At dinner on our last night in Auckland, my friend J. passed along a trivia question she’d been asked by a shop owner earlier in the day: What’s the opening line of dialogue in Samuel Beckett’s play Waiting for Godot?
The rest of us wracked our brains for a good five minutes before admitting defeat and asking for the answer. At some point during those five minutes I, who pride myself on being a fount of useless trivia, muttered in frustration, “I can’t believe I don’t know this. I’ve read that play at least three times for school….Man, I hate that play!”

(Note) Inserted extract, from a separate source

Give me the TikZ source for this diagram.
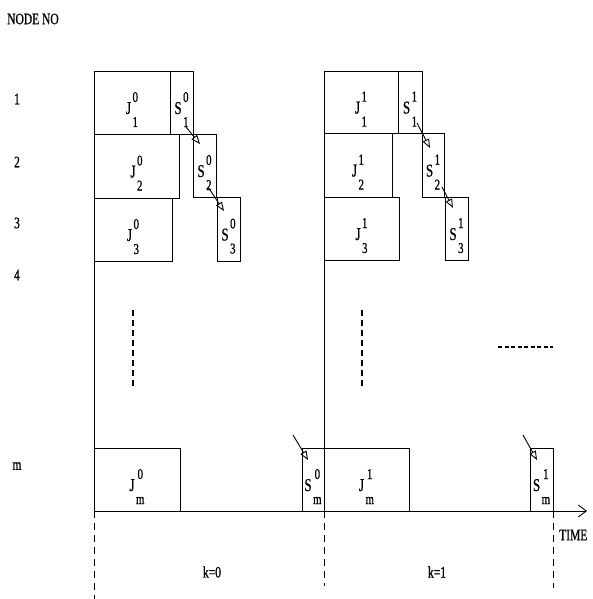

This opinion sparked some additional discussion once we had learned that the answer – which is central both to the play’s theme and my feelings about it – is the phrase “Rien à faire”. (In English, this translates to “Nothing to be done.”) I know that Waiting for Godot is generally considered a masterpiece of modern theatre, and I had to give some thought to why my reaction to it is so visceral and negative, particularly since I probably haven’t looked at or thought about it since I graduated from college 20 years ago.
I’ve spent some time pondering this in the month since that dinner, and I think it comes down to the play’s central premise of waiting – and, by extension of the circumstances, of powerlessness. Even as an inexperienced high school and university student, I don’t think the play ever resonated with me as displaying a genuine understanding of powerlessness and what it feels like, and my experiences and perceptions of adulthood have served only to reinforce that opinion.
The fundamental factor underlying my opinion is that I absolutely loathe waiting, because of those feelings of powerlessness it engenders. I don’t imagine anyone actually enjoys waiting, but my experience has been that some people are better than others at letting go of things they can’t control when they’re waiting for something. That is not something I do with any level of ease or patience, and, particularly when I’m waiting for a resolution that is under someone else’s control, I also often have to grapple with the frustration of feeling that I have had some level of responsibility for contributing to the outcome, without any real authority to determine what it will actually be.
I’ve spent the last month waiting for a) DP to return from his latest hazardous overseas sojourn; b) some resolution (or even forward movement) on a possible new work project; and c) the end of the most contentious US presidential election campaign I can remember. I’ve had a lot of time to think about feeling powerless and how to cope with that. The thing that works best for me – in fact, pretty much the only thing that works for me – is to remove my attention, as much as I can, from the fruitless mental wheel-spinning that is the hallmark of waiting (to say nothing of the elaborate worst-case scenario projection), and focus it on something – anything! – that I can actually accomplish, no matter how small or simple, to give me some feeling of control over my circumstances. So a piece of literature that focuses on all the most frustrating and upsetting parts of waiting, with no mitigation or resolution, is probably not the one for me.